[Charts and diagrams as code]
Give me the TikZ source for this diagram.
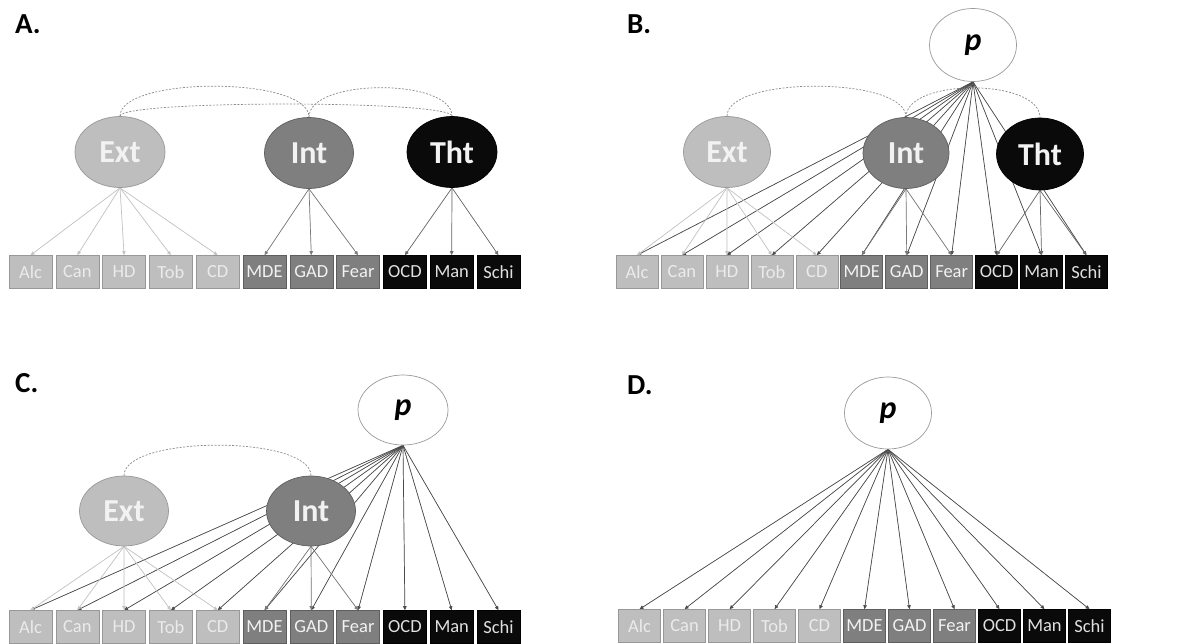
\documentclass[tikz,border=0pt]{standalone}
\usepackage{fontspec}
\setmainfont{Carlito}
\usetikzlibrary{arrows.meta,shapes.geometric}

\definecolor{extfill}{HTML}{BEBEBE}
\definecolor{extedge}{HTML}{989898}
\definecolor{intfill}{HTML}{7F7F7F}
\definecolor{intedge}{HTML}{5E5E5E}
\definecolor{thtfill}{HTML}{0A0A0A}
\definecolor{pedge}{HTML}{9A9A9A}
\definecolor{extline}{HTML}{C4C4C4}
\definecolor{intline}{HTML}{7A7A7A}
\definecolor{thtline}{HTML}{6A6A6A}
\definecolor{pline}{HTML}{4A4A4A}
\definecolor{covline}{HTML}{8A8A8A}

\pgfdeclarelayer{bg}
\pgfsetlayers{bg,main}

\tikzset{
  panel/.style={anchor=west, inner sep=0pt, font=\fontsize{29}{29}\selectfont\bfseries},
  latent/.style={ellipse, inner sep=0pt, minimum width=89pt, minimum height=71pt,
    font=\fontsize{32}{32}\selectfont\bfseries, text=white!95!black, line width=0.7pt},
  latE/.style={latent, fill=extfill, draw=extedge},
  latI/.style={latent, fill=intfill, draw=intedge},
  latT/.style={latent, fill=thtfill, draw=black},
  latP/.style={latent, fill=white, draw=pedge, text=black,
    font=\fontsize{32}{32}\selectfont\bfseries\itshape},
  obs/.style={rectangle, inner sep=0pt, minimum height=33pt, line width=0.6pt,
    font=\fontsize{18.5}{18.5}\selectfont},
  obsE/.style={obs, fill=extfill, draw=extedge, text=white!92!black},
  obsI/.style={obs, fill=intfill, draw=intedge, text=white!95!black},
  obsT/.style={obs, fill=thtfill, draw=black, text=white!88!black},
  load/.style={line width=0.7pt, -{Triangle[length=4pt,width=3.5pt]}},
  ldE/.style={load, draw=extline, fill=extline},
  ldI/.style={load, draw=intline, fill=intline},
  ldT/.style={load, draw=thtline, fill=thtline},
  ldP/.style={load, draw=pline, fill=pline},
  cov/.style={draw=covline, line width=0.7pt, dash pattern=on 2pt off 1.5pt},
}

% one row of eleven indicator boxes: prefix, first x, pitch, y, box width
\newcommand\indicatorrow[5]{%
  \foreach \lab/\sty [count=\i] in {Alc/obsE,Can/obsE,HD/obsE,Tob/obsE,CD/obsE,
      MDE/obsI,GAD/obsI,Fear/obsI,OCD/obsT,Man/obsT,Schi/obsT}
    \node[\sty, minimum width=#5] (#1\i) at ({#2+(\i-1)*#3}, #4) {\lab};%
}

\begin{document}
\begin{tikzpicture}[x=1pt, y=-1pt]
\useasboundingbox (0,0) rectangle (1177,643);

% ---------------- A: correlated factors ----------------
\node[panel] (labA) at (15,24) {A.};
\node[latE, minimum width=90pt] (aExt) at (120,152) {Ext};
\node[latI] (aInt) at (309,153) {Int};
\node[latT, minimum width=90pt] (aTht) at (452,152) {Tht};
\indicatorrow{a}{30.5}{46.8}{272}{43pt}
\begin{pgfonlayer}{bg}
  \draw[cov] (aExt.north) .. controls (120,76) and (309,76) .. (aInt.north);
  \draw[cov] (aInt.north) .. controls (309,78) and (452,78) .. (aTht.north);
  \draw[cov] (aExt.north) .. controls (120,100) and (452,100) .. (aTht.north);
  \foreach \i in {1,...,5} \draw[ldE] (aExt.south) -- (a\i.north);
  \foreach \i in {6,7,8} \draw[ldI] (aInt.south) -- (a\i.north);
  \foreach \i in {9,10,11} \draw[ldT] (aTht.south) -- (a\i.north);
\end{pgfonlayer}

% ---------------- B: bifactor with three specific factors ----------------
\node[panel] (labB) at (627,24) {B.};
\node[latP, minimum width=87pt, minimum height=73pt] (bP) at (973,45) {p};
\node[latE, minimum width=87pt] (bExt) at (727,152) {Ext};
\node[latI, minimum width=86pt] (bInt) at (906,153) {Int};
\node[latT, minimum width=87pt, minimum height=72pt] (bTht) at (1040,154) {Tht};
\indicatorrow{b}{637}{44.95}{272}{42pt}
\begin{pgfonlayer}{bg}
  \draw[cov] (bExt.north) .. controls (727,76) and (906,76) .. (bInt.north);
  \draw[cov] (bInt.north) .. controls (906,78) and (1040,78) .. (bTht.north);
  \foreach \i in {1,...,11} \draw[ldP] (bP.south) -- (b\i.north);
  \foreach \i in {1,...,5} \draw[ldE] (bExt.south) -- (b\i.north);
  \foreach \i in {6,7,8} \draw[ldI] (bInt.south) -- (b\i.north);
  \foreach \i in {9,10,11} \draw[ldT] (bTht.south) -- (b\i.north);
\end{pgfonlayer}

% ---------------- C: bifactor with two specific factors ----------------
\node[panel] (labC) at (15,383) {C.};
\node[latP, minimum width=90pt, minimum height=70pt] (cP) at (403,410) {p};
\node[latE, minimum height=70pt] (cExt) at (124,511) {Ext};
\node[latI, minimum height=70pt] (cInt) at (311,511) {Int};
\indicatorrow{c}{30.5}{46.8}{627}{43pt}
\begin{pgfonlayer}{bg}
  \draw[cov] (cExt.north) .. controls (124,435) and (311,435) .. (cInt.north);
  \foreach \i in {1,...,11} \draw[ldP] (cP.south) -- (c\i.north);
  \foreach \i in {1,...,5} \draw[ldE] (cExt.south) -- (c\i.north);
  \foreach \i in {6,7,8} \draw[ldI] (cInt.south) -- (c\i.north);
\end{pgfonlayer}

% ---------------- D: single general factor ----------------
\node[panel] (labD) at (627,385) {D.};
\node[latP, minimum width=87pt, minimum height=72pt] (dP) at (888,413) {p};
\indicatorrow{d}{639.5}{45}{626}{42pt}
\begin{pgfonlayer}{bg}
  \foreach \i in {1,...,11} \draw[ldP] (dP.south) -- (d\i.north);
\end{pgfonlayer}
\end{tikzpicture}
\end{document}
---
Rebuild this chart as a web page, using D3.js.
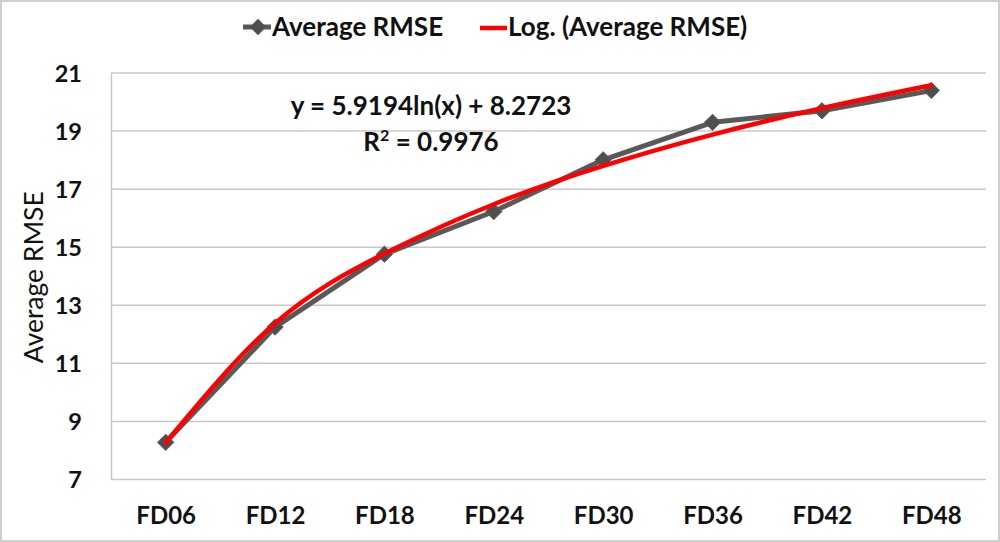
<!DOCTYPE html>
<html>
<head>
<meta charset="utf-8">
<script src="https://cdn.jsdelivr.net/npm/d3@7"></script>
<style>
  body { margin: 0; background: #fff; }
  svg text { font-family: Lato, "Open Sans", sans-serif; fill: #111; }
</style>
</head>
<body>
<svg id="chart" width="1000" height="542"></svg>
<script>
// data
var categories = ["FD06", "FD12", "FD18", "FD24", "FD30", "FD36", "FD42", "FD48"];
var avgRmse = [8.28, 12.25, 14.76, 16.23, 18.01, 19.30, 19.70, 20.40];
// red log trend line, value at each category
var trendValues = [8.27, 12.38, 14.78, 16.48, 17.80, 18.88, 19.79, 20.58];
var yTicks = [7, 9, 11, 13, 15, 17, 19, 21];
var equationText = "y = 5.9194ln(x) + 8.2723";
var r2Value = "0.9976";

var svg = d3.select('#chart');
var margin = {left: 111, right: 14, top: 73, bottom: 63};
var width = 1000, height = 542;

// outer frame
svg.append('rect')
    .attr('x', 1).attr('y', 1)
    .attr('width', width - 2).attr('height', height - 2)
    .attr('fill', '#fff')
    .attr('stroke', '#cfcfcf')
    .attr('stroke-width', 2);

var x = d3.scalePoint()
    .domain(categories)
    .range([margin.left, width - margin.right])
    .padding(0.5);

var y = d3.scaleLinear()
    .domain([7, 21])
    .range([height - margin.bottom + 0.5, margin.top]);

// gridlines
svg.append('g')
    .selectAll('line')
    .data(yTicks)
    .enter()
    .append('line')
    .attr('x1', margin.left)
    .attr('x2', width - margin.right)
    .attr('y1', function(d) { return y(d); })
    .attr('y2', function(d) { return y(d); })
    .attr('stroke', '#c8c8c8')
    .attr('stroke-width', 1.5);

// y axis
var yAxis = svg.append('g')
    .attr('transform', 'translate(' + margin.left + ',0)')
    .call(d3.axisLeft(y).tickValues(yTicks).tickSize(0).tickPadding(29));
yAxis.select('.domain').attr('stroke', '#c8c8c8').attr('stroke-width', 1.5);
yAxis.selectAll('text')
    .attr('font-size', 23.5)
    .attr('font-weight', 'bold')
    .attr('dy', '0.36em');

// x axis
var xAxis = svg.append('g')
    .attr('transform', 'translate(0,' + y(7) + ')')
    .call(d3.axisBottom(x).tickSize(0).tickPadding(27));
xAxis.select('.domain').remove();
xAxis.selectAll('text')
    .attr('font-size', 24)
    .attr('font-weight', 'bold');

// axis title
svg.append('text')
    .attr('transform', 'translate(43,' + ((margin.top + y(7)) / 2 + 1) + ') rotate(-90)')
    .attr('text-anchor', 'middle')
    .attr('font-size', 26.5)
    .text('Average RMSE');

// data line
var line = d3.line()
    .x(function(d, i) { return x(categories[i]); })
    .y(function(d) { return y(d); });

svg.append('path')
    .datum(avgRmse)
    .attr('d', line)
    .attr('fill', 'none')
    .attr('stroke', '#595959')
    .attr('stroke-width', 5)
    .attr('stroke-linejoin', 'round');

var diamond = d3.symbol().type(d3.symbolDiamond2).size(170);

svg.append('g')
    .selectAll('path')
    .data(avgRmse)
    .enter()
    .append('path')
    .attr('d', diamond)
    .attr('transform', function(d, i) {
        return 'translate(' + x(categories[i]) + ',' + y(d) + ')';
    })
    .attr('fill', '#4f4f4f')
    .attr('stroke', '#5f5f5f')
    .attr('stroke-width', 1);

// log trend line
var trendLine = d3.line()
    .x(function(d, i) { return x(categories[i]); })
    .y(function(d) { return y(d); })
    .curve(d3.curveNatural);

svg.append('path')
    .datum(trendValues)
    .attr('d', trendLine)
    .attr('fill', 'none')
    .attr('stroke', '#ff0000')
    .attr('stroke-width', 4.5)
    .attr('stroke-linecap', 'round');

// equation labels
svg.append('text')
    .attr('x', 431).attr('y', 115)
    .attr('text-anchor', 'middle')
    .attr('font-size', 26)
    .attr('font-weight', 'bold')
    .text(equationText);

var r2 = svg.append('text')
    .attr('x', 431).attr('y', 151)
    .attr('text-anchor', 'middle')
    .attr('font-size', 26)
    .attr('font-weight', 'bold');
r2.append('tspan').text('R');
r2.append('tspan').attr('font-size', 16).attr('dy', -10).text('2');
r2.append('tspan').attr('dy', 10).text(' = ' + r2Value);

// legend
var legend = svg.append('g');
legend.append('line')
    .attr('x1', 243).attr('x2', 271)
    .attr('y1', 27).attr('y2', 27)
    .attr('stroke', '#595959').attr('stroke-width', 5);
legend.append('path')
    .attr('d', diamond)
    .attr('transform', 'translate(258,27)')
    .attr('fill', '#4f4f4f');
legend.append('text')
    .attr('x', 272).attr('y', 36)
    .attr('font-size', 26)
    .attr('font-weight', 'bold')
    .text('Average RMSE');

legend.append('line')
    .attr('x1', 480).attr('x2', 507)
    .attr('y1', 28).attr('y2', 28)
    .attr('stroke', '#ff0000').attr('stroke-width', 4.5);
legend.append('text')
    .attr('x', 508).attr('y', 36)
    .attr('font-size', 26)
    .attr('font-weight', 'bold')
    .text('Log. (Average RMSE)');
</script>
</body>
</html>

Written instruction
Only the lines from the one with "Rebuild this chart" down to the one with "margin.bottom + 0.5, margin.top]);" belong in your copy, both ends included; write them out exactly and skip any pictures.

Written answer
Rebuild this chart as a web page, using D3.js.
<!DOCTYPE html>
<html>
<head>
<meta charset="utf-8">
<script src="https://cdn.jsdelivr.net/npm/d3@7"></script>
<style>
  body { margin: 0; background: #fff; }
  svg text { font-family: Lato, "Open Sans", sans-serif; fill: #111; }
</style>
</head>
<body>
<svg id="chart" width="1000" height="542"></svg>
<script>
// data
var categories = ["FD06", "FD12", "FD18", "FD24", "FD30", "FD36", "FD42", "FD48"];
var avgRmse = [8.28, 12.25, 14.76, 16.23, 18.01, 19.30, 19.70, 20.40];
// red log trend line, value at each category
var trendValues = [8.27, 12.38, 14.78, 16.48, 17.80, 18.88, 19.79, 20.58];
var yTicks = [7, 9, 11, 13, 15, 17, 19, 21];
var equationText = "y = 5.9194ln(x) + 8.2723";
var r2Value = "0.9976";

var svg = d3.select('#chart');
var margin = {left: 111, right: 14, top: 73, bottom: 63};
var width = 1000, height = 542;

// outer frame
svg.append('rect')
    .attr('x', 1).attr('y', 1)
    .attr('width', width - 2).attr('height', height - 2)
    .attr('fill', '#fff')
    .attr('stroke', '#cfcfcf')
    .attr('stroke-width', 2);

var x = d3.scalePoint()
    .domain(categories)
    .range([margin.left, width - margin.right])
    .padding(0.5);

var y = d3.scaleLinear()
    .domain([7, 21])
    .range([height - margin.bottom + 0.5, margin.top]);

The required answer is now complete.